In the United States, if you're lucky enough to have fiber, you might get 1 Gbit/s. But this connection is often shared with your neighbors. And, generally, you only have one provider option, maybe two if we count the cable company offering lower speeds for the same price. In practice, what is sold as competition is often a territorial cartel.

Germany, in turn, faces a similar situation to the US. Fiber service is limited to a single provider and is often shared. The country, known for its extensive regulation, faces the same problems of stagnation, monopoly, and inferior internet as the US, which celebrates deregulation. Switzerland, with a highly regulated telecommunications sector and strong oversight, is the counterpoint that makes us question: what is happening?

The Natural Monopoly and Shared Infrastructure

To understand this market failure, we need to comprehend what economists call a "natural monopoly." An industry falls into this category when the cost of building the infrastructure is extremely high, but the cost of serving an additional customer is very low. In this scenario, infrastructure competition, in fact, destroys value.

Think about water pipes. It would be insane to have three different water companies digging up your street to install their own pipe networks. That would be three times the construction, three times the disruption, three times the cost. And, in the end, you would still only use one of them.

The rational solution is to build the infrastructure once, as a neutral and shared asset, and allow different companies to compete to provide service over that infrastructure. This is how water and, in most places, electricity work. And in Switzerland, this is how fiber optic internet operates.

Failed Models: Germany and the US

In the United States and Germany, the path taken was the opposite, with equally poor results, despite distinct approaches.

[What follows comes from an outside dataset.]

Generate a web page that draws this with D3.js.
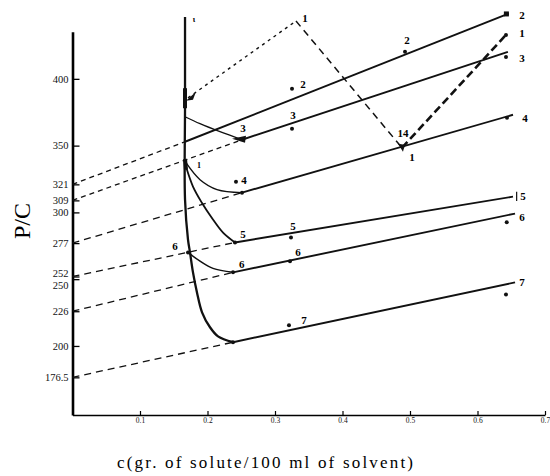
<!DOCTYPE html>
<html><head><meta charset="utf-8">
<script src="https://cdn.jsdelivr.net/npm/d3@7"></script>
<style>body{margin:0;background:#fff}svg{display:block}</style>
</head><body>
<svg id="c" width="550" height="476"></svg>
<script>
// ---- data ----
const xTicks = [0.1, 0.2, 0.3, 0.4, 0.5, 0.6, 0.7];
const xTickLabels = ["0.1", "0.2", "0.3", "0.4", "0.5", "0.6", "0.7"];
const yTicks = [400, 350, 321, 309, 300, 277, 252, 250, 226, 200, 176.5];
const yTickLabels = ["400", "350", "321", "309", "300", "277", "252", "250", "226", "200", "176.5"];

// straight-line series 2..7: intercept at c=0, minimum (start of solid part), end
const seriesNames = ["2", "3", "4", "5", "6", "7"];
const interceptP = [321, 309, 277, 252, 226, 176.5];
const minC = [0.1667, 0.2511, 0.2511, 0.2407, 0.2378, 0.2378];
const minP = [352.9, 354.4, 314.8, 277.5, 255.1, 202.8];
const endC = [0.645, 0.645, 0.6526, 0.6526, 0.6556, 0.6556];
const endP = [448.6, 420.2, 373.1, 311.8, 299.1, 247.6];

// curved low-concentration branches
const curve3C = [0.1667, 0.1889, 0.2185, 0.2511];
const curve3P = [371.6, 366.4, 360.4, 354.4];
const curve4C = [0.1681, 0.1889, 0.2141, 0.2511];
const curve4P = [337.2, 324.5, 317.1, 314.8];
const curve5C = [0.1681, 0.1785, 0.1914, 0.2081, 0.2230, 0.2407];
const curve5P = [334.3, 319.3, 307.4, 294.7, 284.9, 277.5];
const curve6C = [0.1711, 0.1889, 0.2081, 0.2378];
const curve6P = [270.0, 263.5, 258.1, 255.1];
const curve7C = [0.1667, 0.1667, 0.1667, 0.1711, 0.1741, 0.1785, 0.1844, 0.1919, 0.2037, 0.2156, 0.2378];
const curve7P = [446.3, 380.0, 309.6, 279.7, 270.0, 255.1, 240.1, 225.2, 214.0, 207.2, 202.8];

// series 1 (dashed zig-zag)
const s1C = [0.1711, 0.3311, 0.4881, 0.6422];
const s1P = [385.8, 443.3, 348.4, 432.9];

// measured points
const ptC = [0.3252, 0.4926, 0.3252, 0.2422, 0.3237, 0.3222, 0.3207, 0.6437, 0.6422, 0.6422, 0.6437, 0.6433, 0.6422, 0.2407, 0.2378, 0.2378, 0.2511, 0.1711];
const ptP = [392.5, 420.2, 362.6, 323.0, 281.2, 263.5, 215.5, 448.6, 432.9, 416.4, 370.9, 292.6, 238.6, 277.5, 255.1, 202.8, 314.8, 270.0];

// text labels on the plot
const lblText = ["2", "1", "3", "4", "5", "6", "7", "1", "2", "2", "3", "3", "14", "1", "4", "5", "5", "6", "6", "6", "7", "1", "ι"];
const lblC = [0.6659, 0.6659, 0.6659, 0.6704, 0.6674, 0.6659, 0.6659, 0.3444, 0.3415, 0.4956, 0.3267, 0.2526, 0.4896, 0.5030, 0.2541, 0.2526, 0.3267, 0.2507, 0.3341, 0.1519, 0.3430, 0.1874, 0.1800];
const lblP = [447.9, 434.4, 415.7, 370.9, 311.8, 296.1, 247.6, 445.6, 396.3, 429.1, 373.1, 363.4, 359.7, 341.7, 324.5, 283.5, 289.4, 261.0, 270.0, 274.5, 219.2, 335.7, 444.5];

// ---- drawing ----
const svg = d3.select("#c");
const serif = "'Liberation Serif','DejaVu Serif',serif";
const x = d3.scaleLinear().domain([0, 0.7]).range([72.5, 545]);
const y = d3.scaleLinear().domain([148.3, 435.3]).range([415, 31.7]);
const line = d3.line().x(d => x(d[0])).y(d => y(d[1]));
const cline = d3.line().x(d => x(d[0])).y(d => y(d[1])).curve(d3.curveCatmullRom.alpha(0.5));
const zip = (a, b) => a.map((v, i) => [v, b[i]]);

// x axis
const gx = svg.append("g").attr("transform", "translate(0,415)")
  .call(d3.axisBottom(x).tickValues(xTicks).tickFormat((d, i) => xTickLabels[i])
    .tickSize(-4).tickSizeOuter(0).tickPadding(3));
gx.select(".domain").attr("stroke-width", 1.6);
gx.selectAll(".tick line").attr("stroke-width", 1.2);
gx.selectAll("text").attr("font-family", serif).attr("font-size", 7.5).attr("fill", "#111");

// y axis
const gy = svg.append("g").attr("transform", "translate(72.5,0)")
  .call(d3.axisLeft(y).tickValues(yTicks).tickFormat((d, i) => yTickLabels[i])
    .tickSize(-7).tickSizeOuter(0).tickPadding(4));
gy.select(".domain").attr("stroke-width", 2.6);
gy.selectAll(".tick line").attr("stroke-width", 1.3);
gy.selectAll("text").attr("font-family", serif).attr("font-size", 10.5).attr("fill", "#111")
  .attr("transform", d => d === 252 ? "translate(0,-3)" : d === 250 ? "translate(0,6)" : null);

// axis titles
svg.append("text").attr("x", 265).attr("y", 468).attr("text-anchor", "middle")
  .attr("font-family", serif).attr("font-size", 17).attr("textLength", 296).attr("lengthAdjust", "spacing")
  .text("c(gr. of solute/100 ml of solvent)");
svg.append("text").attr("transform", "translate(30,221) rotate(-90)").attr("text-anchor", "middle")
  .attr("font-family", serif).attr("font-size", 24).text("P/C");

// series 2..7 straight lines
seriesNames.forEach((s, i) => {
  svg.append("path").attr("d", line([[0, interceptP[i]], [minC[i], minP[i]]]))
    .attr("fill", "none").attr("stroke", "#111").attr("stroke-width", 1.3)
    .attr("stroke-dasharray", i < 2 ? "5,4" : "7,5");
  svg.append("path").attr("d", line([[minC[i], minP[i]], [endC[i], endP[i]]]))
    .attr("fill", "none").attr("stroke", "#111").attr("stroke-width", 1.9);
});

// curved branches
[[curve3C, curve3P, 1.3], [curve4C, curve4P, 1.4], [curve5C, curve5P, 1.8], [curve6C, curve6P, 1.5], [curve7C, curve7P, 2.3]]
  .forEach(([cc, pp, w]) => {
    svg.append("path").attr("d", cline(zip(cc, pp))).attr("fill", "none")
      .attr("stroke", "#111").attr("stroke-width", w);
  });

// series 1
const s1 = zip(s1C, s1P);
svg.append("path").attr("d", line(s1.slice(0, 2))).attr("fill", "none").attr("stroke", "#111")
  .attr("stroke-width", 1.4).attr("stroke-dasharray", "3,4");
svg.append("path").attr("d", line(s1.slice(1, 3))).attr("fill", "none").attr("stroke", "#111")
  .attr("stroke-width", 1.5).attr("stroke-dasharray", "7,5");
svg.append("path").attr("d", line(s1.slice(2, 4))).attr("fill", "none").attr("stroke", "#111")
  .attr("stroke-width", 2.6).attr("stroke-dasharray", "8,4");

// points
svg.selectAll("circle.pt").data(zip(ptC, ptP)).join("circle").attr("class", "pt")
  .attr("cx", d => x(d[0])).attr("cy", d => y(d[1])).attr("r", 2).attr("fill", "#111");

// arrow heads / blobs
function tri(px, py, pts) {
  svg.append("path").attr("d", "M" + pts.map(p => (px + p[0]) + "," + (py + p[1])).join("L") + "Z").attr("fill", "#111");
}
tri(x(minC[1]), y(minP[1]), [[-10, -1], [4, -4], [3, 3]]);
tri(x(s1C[0]), y(s1P[0]), [[-2, 3], [8, -6], [5, 2]]);
tri(x(s1C[2]), y(s1P[2]), [[-4, -4], [3, -3], [1, 4]]);
svg.append("path").attr("d", line([[0.1667, 393], [0.1667, 378]])).attr("stroke", "#111").attr("stroke-width", 4);
svg.append("path").attr("d", line([[0.1667, 340], [0.1681, 332]])).attr("stroke", "#111").attr("stroke-width", 4);
svg.append("rect").attr("x", x(endC[0]) - 4).attr("y", y(endP[0]) - 2.5).attr("width", 5).attr("height", 5).attr("fill", "#111");
// end bar on series 5
svg.append("path").attr("d", line([[0.658, 315.5], [0.658, 308.5]])).attr("stroke", "#111").attr("stroke-width", 1.2);

// labels
svg.selectAll("text.lbl").data(lblText).join("text").attr("class", "lbl")
  .attr("x", (d, i) => x(lblC[i])).attr("y", (d, i) => y(lblP[i])).attr("dy", "0.35em")
  .attr("text-anchor", "middle").attr("font-family", serif).attr("font-weight", "bold")
  .attr("font-size", (d, i) => i >= 21 ? 8 : 11).text(d => d);
</script>
</body></html>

In Germany, the "free market" approach meant allowing any company to dig up the street to install its own fiber. The result is what is called "overbuild": multiple networks running in parallel trenches, often just a few meters apart. Billions of euros spent on redundant concrete and asphalt, money that could have been invested in faster equipment, lower prices, or connecting rural areas, but was wasted digging the same hole twice, literally. Although Germany is regulated, the regulation focuses on infrastructure competition instead of mandating conduit sharing. Furthermore, Deutsche Telekom, the incumbent, uses existing regulations to create obstacles for smaller ISPs.

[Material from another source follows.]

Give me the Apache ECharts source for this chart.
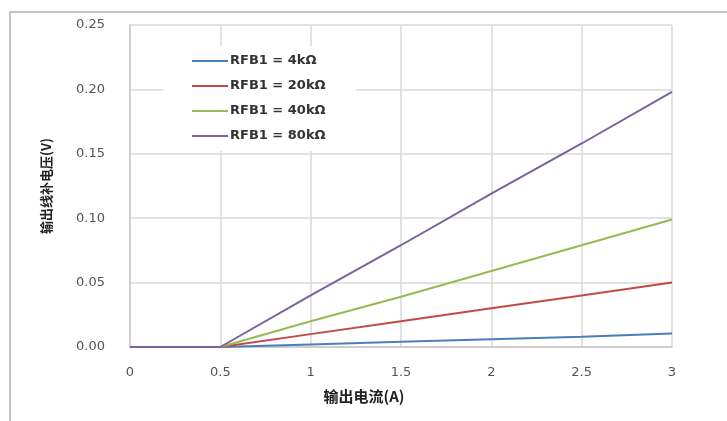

The United States followed a different path. Instead of "overbuild," they obtained territorial monopolies, in some places even paid for by the federal government. In most American cities, there is no choice of fiber providers. You have the incumbent serving your neighborhood. This is marketed as competition, but it is not; it is a cartel. Each company has its protected territory, and consumers have no choice. If you don't like your provider, your only alternative is often a 90s-era DSL or a cellular hotspot. This is what happens when natural monopolies operate without oversight: they don't compete on price or quality; they just extract value. And, because these networks are built cheaply using P2MP (Point-to-Multipoint), or shared architecture, your "gigabit" connection is split with the entire neighborhood. At 8 PM, when everyone is watching Netflix, that gigabit becomes 200 megabits, or 100, or less. The provider still charges for the "gigabit" but doesn't inform you that you are sharing it.

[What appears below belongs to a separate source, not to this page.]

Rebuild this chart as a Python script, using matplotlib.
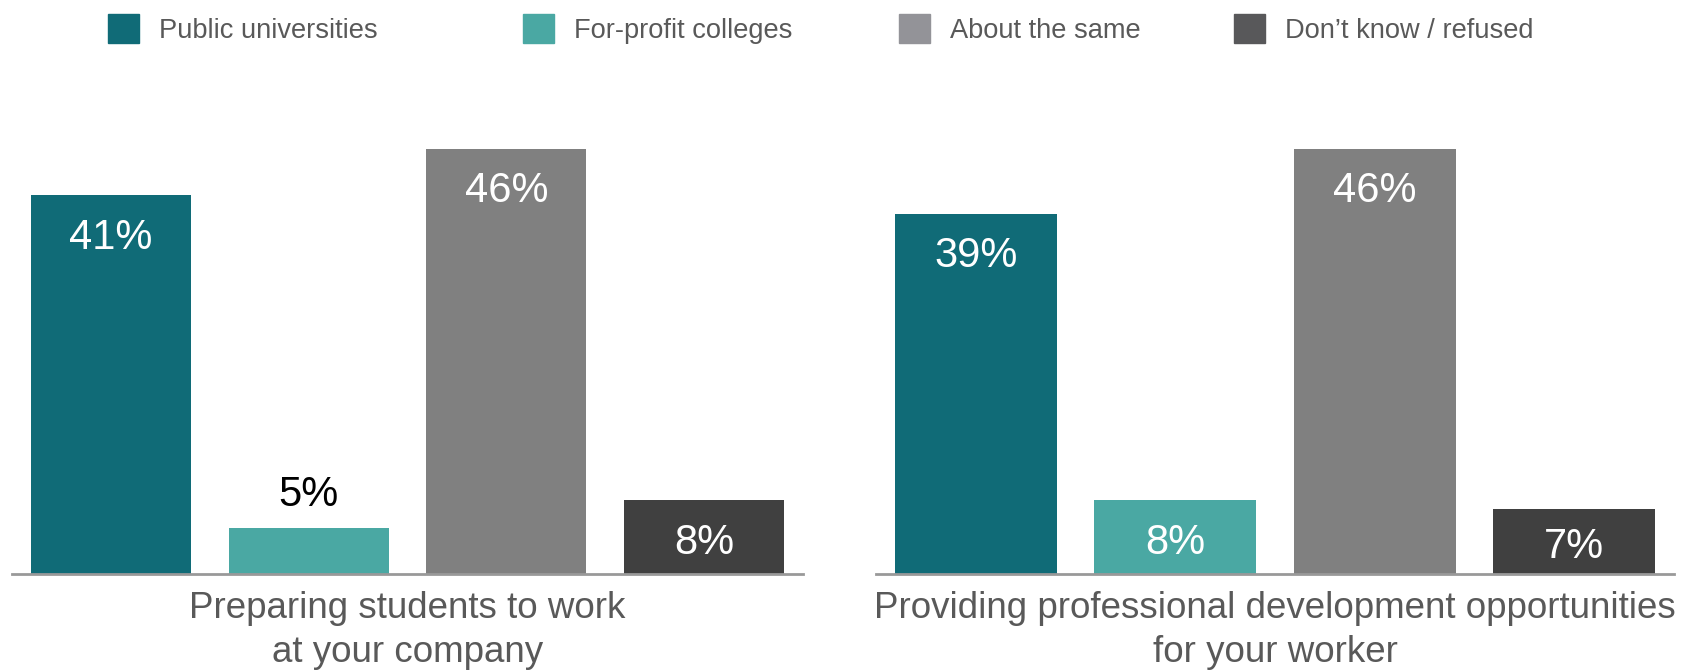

The core of the issue is not "free market versus regulation," but rather how regulation is applied and whether it recognizes and addresses the nature of a natural monopoly. Switzerland understood that infrastructure should be a public good or a neutral and shared asset, upon which service competition can flourish. For us, developers, this means that the quality of network infrastructure has a direct impact on innovation, the ability to work remotely, and the reliability of the services we build and use. It is a reminder that the technological foundation upon which we build is as important as the code we write.